Konuşmasına “6 Eylül’de düşmanın geri çekilmesiyle Bilecik neyi kaybetti” sorusuyla başlayan Arıkan, şu ifadelerde bulundu:

“Tarih bilimi denildiğinde genel bir yaklaşımla geçmişte olan olaylarla ilgilenen bir bilim dalı olarak hepimiz anlıyoruz. Ancak tarih meydana gelen bu olayların günümüze yansımaları üzerinde daha çok durmaktadır ve durması gerekmektedir. Bu açıdan bakıldığında Bilecik bu savaşta çok şeyler kaybetti.  Edebali vadisinde boynu bükük duran minareler, cami harabeleri, ev temelleri şehrin kaderinin değişiminin en önemli delilleri. Tarihi yapılarımız, konaklarımız velhasıl tarihimiz bu yangınla kül olup gitti. İşgal ile birlikte Bilecik'ten kaçış ve nüfusun azalması ile birlikte şehrimiz ıssızlaştı. Rahmetli Celal Devecioğlu'nun anlattıklarından aldığım bir anektodda o hengameyi anlatırken insanlar düşman işgalinde ve şehir yanarken kaçtıklarında o dövme çivilerin çok uzaklara kadar fırladığını söyleyen Devecioğlu anlatıyor:

“Savaş, yakım ve yıkım manasına gelir bu topraklarda”

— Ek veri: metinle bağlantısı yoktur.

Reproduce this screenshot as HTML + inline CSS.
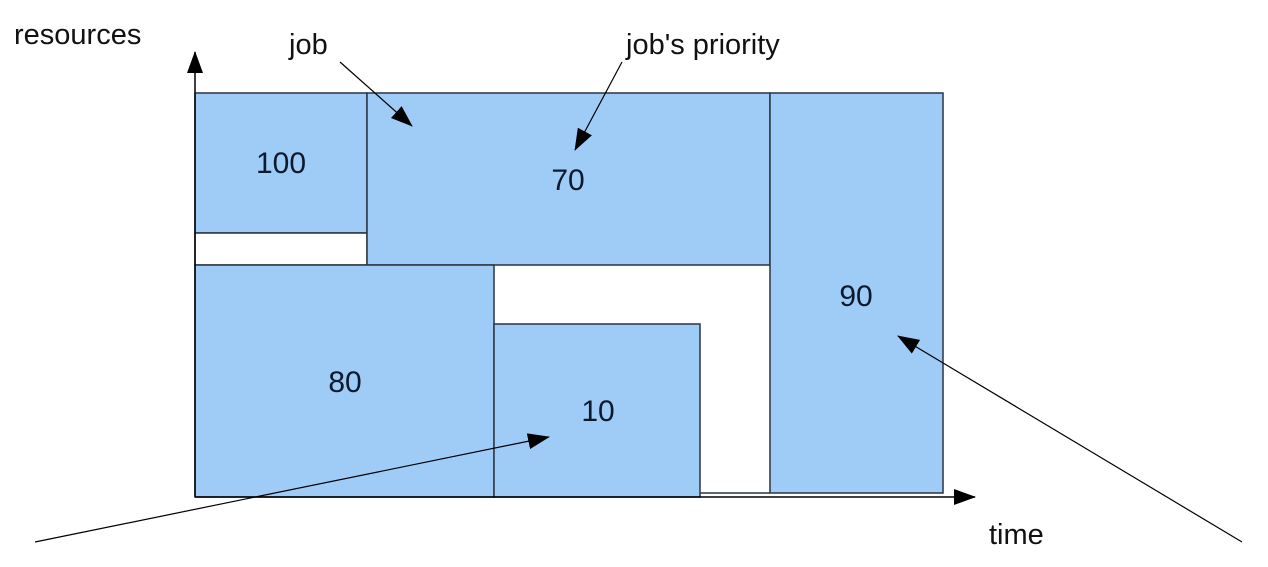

“Savaş aynı zamanda yıkım ve ayrılık manasına gelmektedir bu topraklarda. Savaş öncesi Bilecik'te çalışan onlarca ipek mancınığı sustu. Bilecik ile meşhur kadifeler üretilmez oldu. Bir dönem ipekçilikte Bursa ile yarışan Bilecik iktisadi olarak da savaş ile birlikte geriledi.

Diğer taraftan savaşın getirdiği şartlar ve sonrasında yaşanan mübadele ile birlikte, beraber yaşama kültürünün önemli merkezlerinden olan Bilecik'te gayr-ı Müslim tebaa ayrılırken bu sefer Balkanlarındaki yurtlarından kopartılan Türklerin yurdu oldu Bilecik.”

Bu girizgahtan sonra savaş yıllarında yaşanan olaylara kısa bir şekilde dikkat çekmek istiyorum.

Anadolu için önemli bir geçiş güzergâhında bulunan Bilecik, bir bakıma Anadolu’nun içlerine açılan kapı konumundaydı.  İstanbul-Ankara  demiryolu bağlantısı, ursa-Ankara karayolu bağlantısı ve daha içeriye giden bütün yolların kesiştiği noktaydı Bilecik. Burada Bozüyük ve İnegöl arasındaki Nezit Boğazı yolunun tamamen olmadığını, Bursa- Ankara istikametindeki bağlantının da Pazaryeri ve Bilecik üzerinden sağlandığına da dikkat çekmek istiyorum.

 

“Topraklarımızın kıymetini ne kadar biliyoruz?”

Bu tür toplantılar, geçmişte yaşananlar aslında bizlerin zihinlerinde hep yaşamalı ve bizler bu trajedileri unutmadan geleceğe daha güvenli bakabilmemiz lazım. Peki biz üzerinde yaşadığımız toprakların kıymetin ne kadar biliyoruz.

Size yine  bir anekdotla artık sözlerimin sonuna geliyorum. Söğüt’ü yakın bir zamanda ziyaret eden bir Rus genç kızı kahvesini içerken yani ebn şu anda Ertuğruk’un, Osman’ın bulunduğu topraklarda mıyım diyerek heyecandan elindeki kahvesini döküyor. Bizler de bu topraklarda yaşayanlar olarak acaba bunun heyecanını ne kadar içimizde hiisesdiyoruz

Sözlerime Bilecik’ten oğlunu cepheye yolcu eden bir annenin yüreğinden damlayanları aktaran bir şiirle son vermek istiyorum:

“Bilecik istasyonunda yaşlı ana, oğlunu cepheye uğurlarken ona Oğlum, Oğlum, babanı Dimotoka'da, dayını Şipka'da Ağabeyini Çanakkale’de kaybettim! Sen benim son yongarınsın, sen de dönmezsen ben Allah'a emanet diyor ve ekliyordu: Minareler ezansız, Camiler Kuransız kalacaksa sen de git”

Arıkan’ın konuşmasından sonra ise katılımcılar Geçmişten Günümüze Tarihsel Süreç İçerisinde Bilecik Fotoğrafları ve Türk Büyükleri fotoğraf sergisini dolaştı.